The admonitions for slaves (along with similar slave-master codes in Colossians and 1 Peter) have also generated a great deal of controversy over the question of slavery. No doubt, a big part of the controversy has been the historical use of these verses to uphold and perpetuate the inhumane system of slavery prior to the U.S. civil war.

Another aspect of this controversy has been a kind of moral outrage with the New Testament writers for not forcefully denouncing such a dehumanizing system. Indeed, these writers seem to go out of their way to maintain the status quo.

We are all products of the cultures we live in...

Again, it is easy for our modern mindsets, within a Western democratic society, to criticize the New Testament writers for their seeming lack of courage or their moral capitulation over these situations.

However, we should quickly remember that we are all products of the cultures that we live in.

Several hundred years hence, a future society will look back upon our time and wonder how it is that the population of a handful of modern nations lived in relative wealth, abundance and luxury, while 60% of the rest of the world’s population barely had the means to survive.

Maybe 1,000 years from now, some archeologists will wonder how so many modern, technologically advanced and well-educated societies managed to abort so many of their promising young men and women prior to their birth.

Questions About the Passage (Read Eph 5:21-6:9)

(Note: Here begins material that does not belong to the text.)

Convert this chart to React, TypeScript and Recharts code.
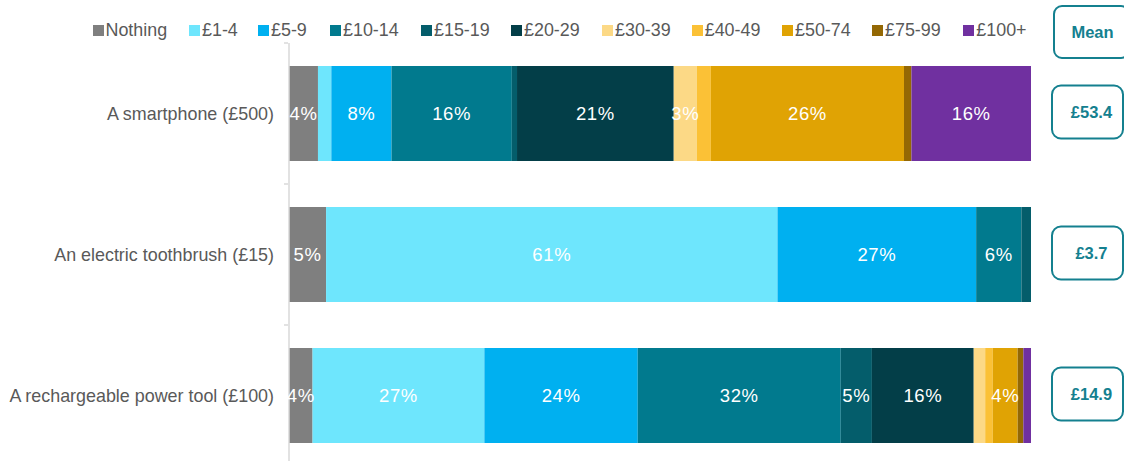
import React from "react";
import { BarChart, Bar, XAxis, YAxis, LabelList } from "recharts";

const categories = [
  "A smartphone (£500)",
  "An electric toothbrush (£15)",
  "A rechargeable power tool (£100)",
];
const seriesNames = ["Nothing", "£1-4", "£5-9", "£10-14", "£15-19", "£20-29", "£30-39", "£40-49", "£50-74", "£75-99", "£100+"];
const seriesColors = ["#7f7f7f", "#6ee6fd", "#00b0f0", "#017a8e", "#045d6b", "#033e48", "#fcd986", "#fbc136", "#e0a304", "#946804", "#7030a0"];
const smartphone = [3.9, 1.8, 8.1, 16.2, 0.7, 21.1, 3.1, 1.9, 26.0, 1.0, 16.1];
const toothbrush = [5.0, 60.9, 26.8, 6.1, 1.3, 0, 0, 0, 0, 0, 0];
const powerTool = [3.7, 27.0, 24.1, 31.9, 4.9, 16.0, 1.8, 1.2, 3.9, 0.9, 1.2];
const means = ["£53.4", "£3.7", "£14.9"];
const meanHeader = "Mean";

const rows = [smartphone, toothbrush, powerTool];
const data = categories.map((name, ci) => {
  const row: Record<string, any> = { name, mean: means[ci] };
  seriesNames.forEach((_, si) => {
    row[`s${si}`] = rows[ci][si];
  });
  return row;
});

// layout constants
const W = 1124;
const H = 470;
const M_TOP = 43;
const M_BOTTOM = 4;
const LEFT_W = 289;
const RIGHT_W = 93;
const BAND = (H - M_TOP - M_BOTTOM) / categories.length;
const FONT = "'Liberation Sans', Arial, sans-serif";
const TEXT_GREY = "#595959";
const TEAL = "#14808f";
const LEGEND_X = [92.5, 189, 258, 330, 421, 511, 602, 691.7, 782, 872, 963.3];

const LeftTick = (props: any) => {
  const { y, payload, index } = props;
  const ax = LEFT_W - 1;
  return (
    <g>
      <text x={LEFT_W - 15} y={y} textAnchor="end" dominantBaseline="central" fill={TEXT_GREY} fontSize={17.9} fontFamily={FONT}>
        {payload.value}
      </text>
      <line x1={ax - 4} x2={ax} y1={y - BAND / 2} y2={y - BAND / 2} stroke="#d9d9d9" strokeWidth={1.5} />
      {index === categories.length - 1 && (
        <line x1={ax - 4} x2={ax} y1={y + BAND / 2} y2={y + BAND / 2} stroke="#d9d9d9" strokeWidth={1.5} />
      )}
    </g>
  );
};

const RightTick = (props: any) => {
  const { y, index } = props;
  const bx = W - RIGHT_W + 21;
  const bw = 71;
  const bh = 53;
  return (
    <g>
      <rect x={bx} y={y - bh / 2 - 1.5} width={bw} height={bh} rx={9} ry={9} fill="#fff" stroke={TEAL} strokeWidth={2} />
      <text x={bx + bw / 2 + 4} y={y - 1.5} textAnchor="middle" dominantBaseline="central" fill={TEAL} fontSize={16.5} fontWeight="bold" fontFamily={FONT}>
        {data[index]?.mean}
      </text>
    </g>
  );
};

const makeLabel = () => (props: any) => {
  const { x, y, width, height, value } = props;
  if (value == null || Number(value) < 2.5) return null;
  return (
    <text x={Number(x) + Number(width) / 2} y={Number(y) + Number(height) / 2} textAnchor="middle" dominantBaseline="central" fill="#ffffff" fontSize={18.5} letterSpacing={0.6} fontFamily={FONT}>
      {`${Math.round(Number(value))}%`}
    </text>
  );
};

const Legend = () => (
  <div style={{ position: "absolute", left: 0, top: 20, width: W, height: 20, fontFamily: FONT, fontSize: 17.9, color: TEXT_GREY, whiteSpace: "nowrap" }}>
    {seriesNames.map((n, i) => (
      <div key={n} style={{ position: "absolute", left: LEGEND_X[i], top: 0, display: "flex", alignItems: "center", height: 20 }}>
        <span style={{ display: "inline-block", width: 11, height: 11, background: seriesColors[i], marginRight: 2 }} />
        <span style={{ lineHeight: "20px" }}>{n}</span>
      </div>
    ))}
  </div>
);

export default function App() {
  return (
    <div style={{ position: "relative", width: W, height: 461, overflow: "hidden", background: "#fff" }}>
      <style>{"body{margin:0}"}</style>
      <BarChart
        width={W}
        height={H}
        data={data}
        layout="vertical"
        stackOffset="expand"
        margin={{ top: M_TOP, right: 0, bottom: M_BOTTOM, left: 0 }}
      >
        <XAxis type="number" hide domain={[0, 1]} />
        <YAxis
          yAxisId="left"
          type="category"
          dataKey="name"
          width={LEFT_W}
          axisLine={{ stroke: "#d9d9d9", strokeWidth: 1.5 }}
          tickLine={false}
          tick={<LeftTick />}
          interval={0}
        />
        <YAxis
          yAxisId="right"
          orientation="right"
          type="category"
          dataKey="name"
          width={RIGHT_W}
          axisLine={false}
          tickLine={false}
          tick={<RightTick />}
          interval={0}
        />
        {seriesNames.map((n, i) => (
          <Bar
            key={n}
            name={n}
            yAxisId="left"
            dataKey={`s${i}`}
            stackId="a"
            fill={seriesColors[i]}
            barSize={95}
            isAnimationActive={false}
          >
            <LabelList dataKey={`s${i}`} content={makeLabel()} />
          </Bar>
        ))}
      </BarChart>
      <Legend />
      <div
        style={{
          position: "absolute",
          left: 1053,
          top: 5,
          width: 71,
          height: 50,
          border: `2px solid ${TEAL}`,
          borderRadius: 9,
          display: "flex",
          alignItems: "center",
          justifyContent: "center",
          paddingLeft: 2,
          color: TEAL,
          fontWeight: "bold",
          fontSize: 16.5,
          fontFamily: FONT,
          boxSizing: "content-box",
        }}
      >
        {meanHeader}
      </div>
    </div>
  );
}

1. Who are the different groups addressed in these verses? List them out one by one. Don’t forget the “group” mentioned in 5:20.

2. Next to each group, except the husbands, list out Paul’s command for that particular group and the additional details that Paul provides for each command. In some cases it may be a reason for the command, or an amplification of the command.

3. What is Paul’s advice for husbands? How does Paul substantiate his advice? Make sure you touch on the various aspects. (See 5:25-33)

Questions To Reflect On Your Life

There is only one general question in this section which should generate its fair share of discussion/debate.

1. What is the modern day application for Paul’s commands to each of the groups that are addressed? This question should be answered in light of whether you agree or disagree with the discussion on culture at the beginning of the lesson.